— begin SUPPLIED MATERIAL —
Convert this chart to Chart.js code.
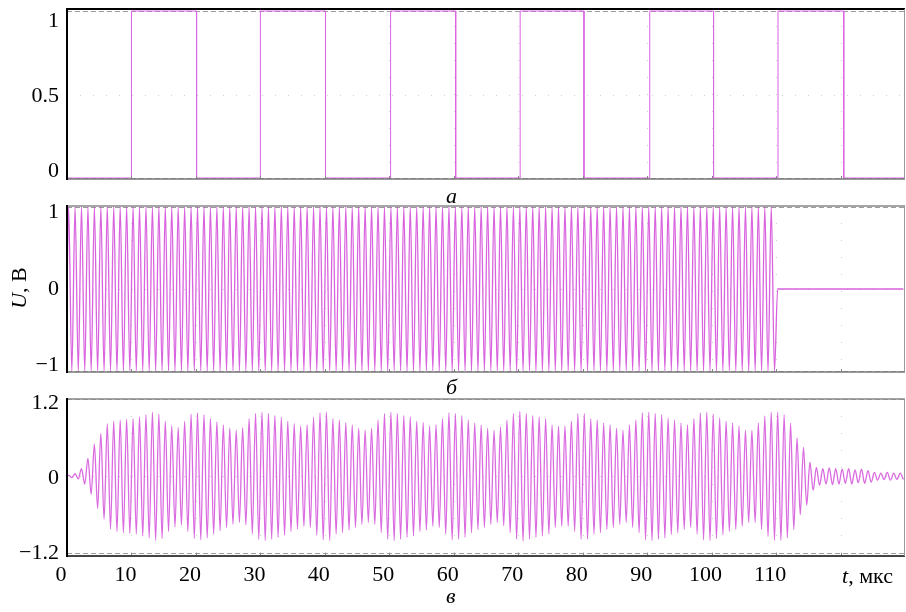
<!DOCTYPE html>
<html><head><meta charset="utf-8">
<script src="https://cdn.jsdelivr.net/npm/chart.js@4/dist/chart.umd.min.js"></script>
<style>
html,body{margin:0;padding:0;background:#fff;}
#wrap{position:relative;width:906px;height:612px;overflow:hidden;font-family:"Liberation Serif","Times New Roman",serif;color:#000;}
canvas{position:absolute;left:0;}
.t{position:absolute;font-size:22px;line-height:22px;white-space:nowrap;}
.i{font-style:italic;}
</style></head><body>
<div id="wrap">
<canvas id="ca" width="906" height="192" style="top:0px"></canvas>
<canvas id="cb" width="906" height="190" style="top:192px"></canvas>
<canvas id="cc" width="906" height="230" style="top:382px"></canvas>
<div class="t i" style="left:446px;top:185px;">а</div>
<div class="t i" style="left:446px;top:376px;">б</div>
<div class="t i" style="left:446px;top:585px;">в</div>
<div class="t" style="left:842px;top:565px;"><span class="i">t</span>, мкс</div>
<div class="t" style="left:-31px;top:277px;width:100px;text-align:center;transform:rotate(-90deg);"><span class="i">U</span>, В</div>
</div>
<script>
// ---------- data ----------
const timeRange = [0, 130];
const xTickValues = [0, 10, 20, 30, 40, 50, 60, 70, 80, 90, 100, 110];
const gridTimes = [10, 20, 30, 40, 50, 60, 70, 80, 90, 100, 110, 120];

// panel а: square wave switching times (µs), starts at level 0
const squareEdges = [10.0, 20.1, 30.0, 40.1, 50.2, 60.3, 70.3, 80.2, 90.4, 100.3, 110.3, 120.5];
const yTicksA = [0, 0.5, 1];
const yLabelsA = ['0', '0.5', '1'];

// panel б: carrier amplitude for each 1-µs carrier period (k = 0..129)
const ampB = [
  1,1,1,1,1,1,1,1,1,1, 1,1,1,1,1,1,1,1,1,1,
  1,1,1,1,1,1,1,1,1,1, 1,1,1,1,1,1,1,1,1,1,
  1,1,1,1,1,1,1,1,1,1, 1,1,1,1,1,1,1,1,1,1,
  1,1,1,1,1,1,1,1,1,1, 1,1,1,1,1,1,1,1,1,1,
  1,1,1,1,1,1,1,1,1,1, 1,1,1,1,1,1,1,1,1,1,
  1,1,1,1,1,1,1,1,1,1, 0,0,0,0,0,0,0,0,0,0,
  0,0,0,0,0,0,0,0,0,0
];
const yTicksB = [-1, 0, 1];
const yLabelsB = ['\u22121', '0', '1'];

// panel в: response envelope for each 1-µs carrier period (k = 0..129)
const envC = [
  0.02,0.04,0.12,0.28,0.50,0.67,0.82,0.86,0.88,0.89,
  0.90,0.93,0.96,1.00,0.97,0.86,0.79,0.76,0.86,0.97,
  0.99,0.96,0.90,0.85,0.80,0.75,0.72,0.76,0.90,0.98,
  1.00,0.98,0.95,0.92,0.86,0.82,0.78,0.80,0.92,0.99,
  1.00,0.90,0.88,0.84,0.80,0.75,0.72,0.75,0.88,0.98,
  1.00,0.98,0.95,0.93,0.86,0.84,0.78,0.80,0.90,0.99,
  0.98,0.95,0.88,0.83,0.80,0.75,0.72,0.77,0.88,0.98,
  1.01,0.98,0.95,0.93,0.90,0.80,0.78,0.78,0.86,0.98,
  0.98,0.90,0.88,0.83,0.80,0.75,0.72,0.80,0.88,0.99,
  1.00,0.98,0.96,0.91,0.88,0.83,0.80,0.90,0.99,1.00,
  0.97,0.91,0.86,0.83,0.78,0.72,0.72,0.83,0.94,1.00,
  1.00,0.96,0.83,0.60,0.45,0.22,0.14,0.12,0.13,0.12,
  0.11,0.12,0.10,0.11,0.09,0.06,0.05,0.06,0.05,0.05
];
const yTicksC = [-1.2, 0, 1.2];
const yLabelsC = ['\u22121.2', '0', '1.2'];

// ---------- build series from the arrays ----------
function squarePoints(edges) {
  const pts = [{x: timeRange[0], y: 0}];
  edges.forEach((t, i) => {
    const before = i % 2 === 0 ? 0 : 1;
    pts.push({x: t, y: before}, {x: t, y: 1 - before});
  });
  pts.push({x: timeRange[1], y: edges.length % 2 === 0 ? 0 : 1});
  return pts;
}
function carrierPoints(amps) {
  const pts = [{x: 0, y: 0}];
  amps.forEach((a, k) => {
    pts.push({x: k + 0.25, y: a}, {x: k + 0.75, y: -a});
  });
  return pts;
}

// ---------- drawing helpers ----------
const SERIF = '"Liberation Serif", "Times New Roman", serif';

const framePlugin = {
  id: 'frame',
  beforeDatasetsDraw(chart, args, o) {
    const {ctx, chartArea: ca, scales} = chart;
    const xs = scales.x, ys = scales.y;
    const hl = (py) => { ctx.beginPath(); ctx.moveTo(ca.left, py); ctx.lineTo(ca.right, py); ctx.stroke(); };
    ctx.save();
    ctx.lineWidth = 1;
    ctx.strokeStyle = '#cfcfcf';
    ctx.setLineDash([1, 16]);
    gridTimes.forEach(t => {
      const px = Math.round(xs.getPixelForValue(t)) + 0.5;
      ctx.beginPath(); ctx.moveTo(px, ca.top); ctx.lineTo(px, ca.bottom); ctx.stroke();
    });
    ctx.setLineDash([1, 12]);
    (o.dotted || []).forEach(v => hl(Math.round(ys.getPixelForValue(v)) + 0.5));
    ctx.strokeStyle = '#9c9c9c';
    ctx.setLineDash([5, 3]);
    (o.dashed || []).forEach(v => hl(Math.round(ys.getPixelForValue(v)) + 0.5));
    ctx.restore();
  },
  afterDatasetsDraw(chart, args, o) {
    const {ctx, chartArea: ca, scales} = chart;
    const xs = scales.x;
    ctx.save();
    ctx.setLineDash([]);
    ctx.strokeStyle = '#888'; ctx.lineWidth = 1;
    gridTimes.forEach(t => {
      const px = Math.round(xs.getPixelForValue(t)) + 0.5;
      ctx.beginPath(); ctx.moveTo(px, ca.bottom); ctx.lineTo(px, ca.bottom - 3); ctx.stroke();
    });
    ctx.strokeStyle = o.topColor || '#777'; ctx.lineWidth = o.topWidth || 1.5;
    ctx.beginPath(); ctx.moveTo(ca.left, ca.top); ctx.lineTo(ca.right, ca.top); ctx.stroke();
    ctx.strokeStyle = o.bottomColor || '#777'; ctx.lineWidth = o.bottomWidth || 1.5;
    ctx.beginPath(); ctx.moveTo(ca.left, ca.bottom); ctx.lineTo(ca.right, ca.bottom); ctx.stroke();
    ctx.strokeStyle = '#999'; ctx.lineWidth = 1;
    ctx.beginPath(); ctx.moveTo(ca.right - 0.5, ca.top); ctx.lineTo(ca.right - 0.5, ca.bottom); ctx.stroke();
    ctx.strokeStyle = '#000'; ctx.lineWidth = 2;
    ctx.beginPath(); ctx.moveTo(ca.left, ca.top - 1); ctx.lineTo(ca.left, ca.bottom + 1); ctx.stroke();
    ctx.restore();
  }
};

function makeChart(id, cfg) {
  const scales = {
    x: {
      type: 'linear', min: timeRange[0], max: timeRange[1],
      display: !!cfg.showX,
      afterBuildTicks: s => { s.ticks = xTickValues.map(v => ({value: v})); },
      ticks: {
        autoSkip: false, maxRotation: 0, color: '#000', padding: 6, labelOffset: -6,
        font: {family: SERIF, size: 22},
        callback: v => String(v)
      },
      grid: {display: false, drawTicks: false},
      border: {display: false},
      afterFit: s => { s.height = cfg.xHeight || 0; s.paddingLeft = 0; s.paddingRight = 0; }
    },
    y: {
      type: 'linear', min: cfg.yMin, max: cfg.yMax, display: false
    },
    yl: {
      type: 'linear', position: 'left', min: cfg.lMin, max: cfg.lMax,
      afterBuildTicks: s => { s.ticks = cfg.ticks.map(v => ({value: v})); },
      ticks: {
        color: '#000', padding: 8, font: {family: SERIF, size: 22},
        callback: (v, i) => cfg.labels[i]
      },
      grid: {display: false, drawTicks: false},
      border: {display: false},
      afterFit: s => { s.width = 67; s.paddingTop = 0; s.paddingBottom = 0; }
    }
  };
  return new Chart(document.getElementById(id), {
    type: 'line',
    data: {
      datasets: [{
        data: cfg.data, yAxisID: 'y', xAxisID: 'x',
        borderColor: cfg.color, borderWidth: cfg.lw || 1, pointRadius: 0,
        cubicInterpolationMode: cfg.smooth ? 'monotone' : 'default', tension: 0,
        fill: false, spanGaps: true
      }]
    },
    options: {
      responsive: false, animation: false, events: [],
      devicePixelRatio: 1,
      layout: {padding: cfg.padding},
      scales,
      plugins: {
        legend: {display: false}, tooltip: {enabled: false},
        frame: cfg.frame
      }
    },
    plugins: [framePlugin]
  });
}

makeChart('ca', {
  data: squarePoints(squareEdges), color: 'rgb(220, 100, 228)',
  yMin: -0.006, yMax: 1.012, lMin: -0.0533, lMax: 1.08,
  ticks: yTicksA, labels: yLabelsA,
  padding: {top: 9, right: 1, bottom: 13, left: 0},
  frame: {dashed: [0, 1], dotted: [0.5], topColor: '#000', topWidth: 2, bottomColor: '#777'}
});
makeChart('cb', {
  data: carrierPoints(ampB), color: 'rgba(210, 70, 216, 0.85)', lw: 1.3, smooth: true,
  yMin: -1.012, yMax: 1.012, lMin: -1.092, lMax: 1.088,
  ticks: yTicksB, labels: yLabelsB,
  padding: {top: 14, right: 1, bottom: 10, left: 0},
  frame: {dashed: [-1, 1], dotted: [0], topColor: '#888', bottomColor: '#777'}
});
makeChart('cc', {
  data: carrierPoints(envC), color: 'rgba(212, 80, 218, 0.85)', lw: 1.3, smooth: true, showX: true, xHeight: 56,
  yMin: -1.242, yMax: 1.205, lMin: -1.243, lMax: 1.269,
  ticks: yTicksC, labels: yLabelsC,
  padding: {top: 17, right: 1, bottom: 0, left: 0},
  frame: {dashed: [-1.2, 1.2], dotted: [0], topColor: '#888', bottomColor: '#444', bottomWidth: 2}
});
</script>
</body></html>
— end SUPPLIED MATERIAL —
EXERCISE.
Could the lines from the top of the material through the line with "100, 110, 120];" be repeated exactly, pictures left out?

THE RESULT.
Convert this chart to Chart.js code.
<!DOCTYPE html>
<html><head><meta charset="utf-8">
<script src="https://cdn.jsdelivr.net/npm/chart.js@4/dist/chart.umd.min.js"></script>
<style>
html,body{margin:0;padding:0;background:#fff;}
#wrap{position:relative;width:906px;height:612px;overflow:hidden;font-family:"Liberation Serif","Times New Roman",serif;color:#000;}
canvas{position:absolute;left:0;}
.t{position:absolute;font-size:22px;line-height:22px;white-space:nowrap;}
.i{font-style:italic;}
</style></head><body>
<div id="wrap">
<canvas id="ca" width="906" height="192" style="top:0px"></canvas>
<canvas id="cb" width="906" height="190" style="top:192px"></canvas>
<canvas id="cc" width="906" height="230" style="top:382px"></canvas>
<div class="t i" style="left:446px;top:185px;">а</div>
<div class="t i" style="left:446px;top:376px;">б</div>
<div class="t i" style="left:446px;top:585px;">в</div>
<div class="t" style="left:842px;top:565px;"><span class="i">t</span>, мкс</div>
<div class="t" style="left:-31px;top:277px;width:100px;text-align:center;transform:rotate(-90deg);"><span class="i">U</span>, В</div>
</div>
<script>
// ---------- data ----------
const timeRange = [0, 130];
const xTickValues = [0, 10, 20, 30, 40, 50, 60, 70, 80, 90, 100, 110];
const gridTimes = [10, 20, 30, 40, 50, 60, 70, 80, 90, 100, 110, 120];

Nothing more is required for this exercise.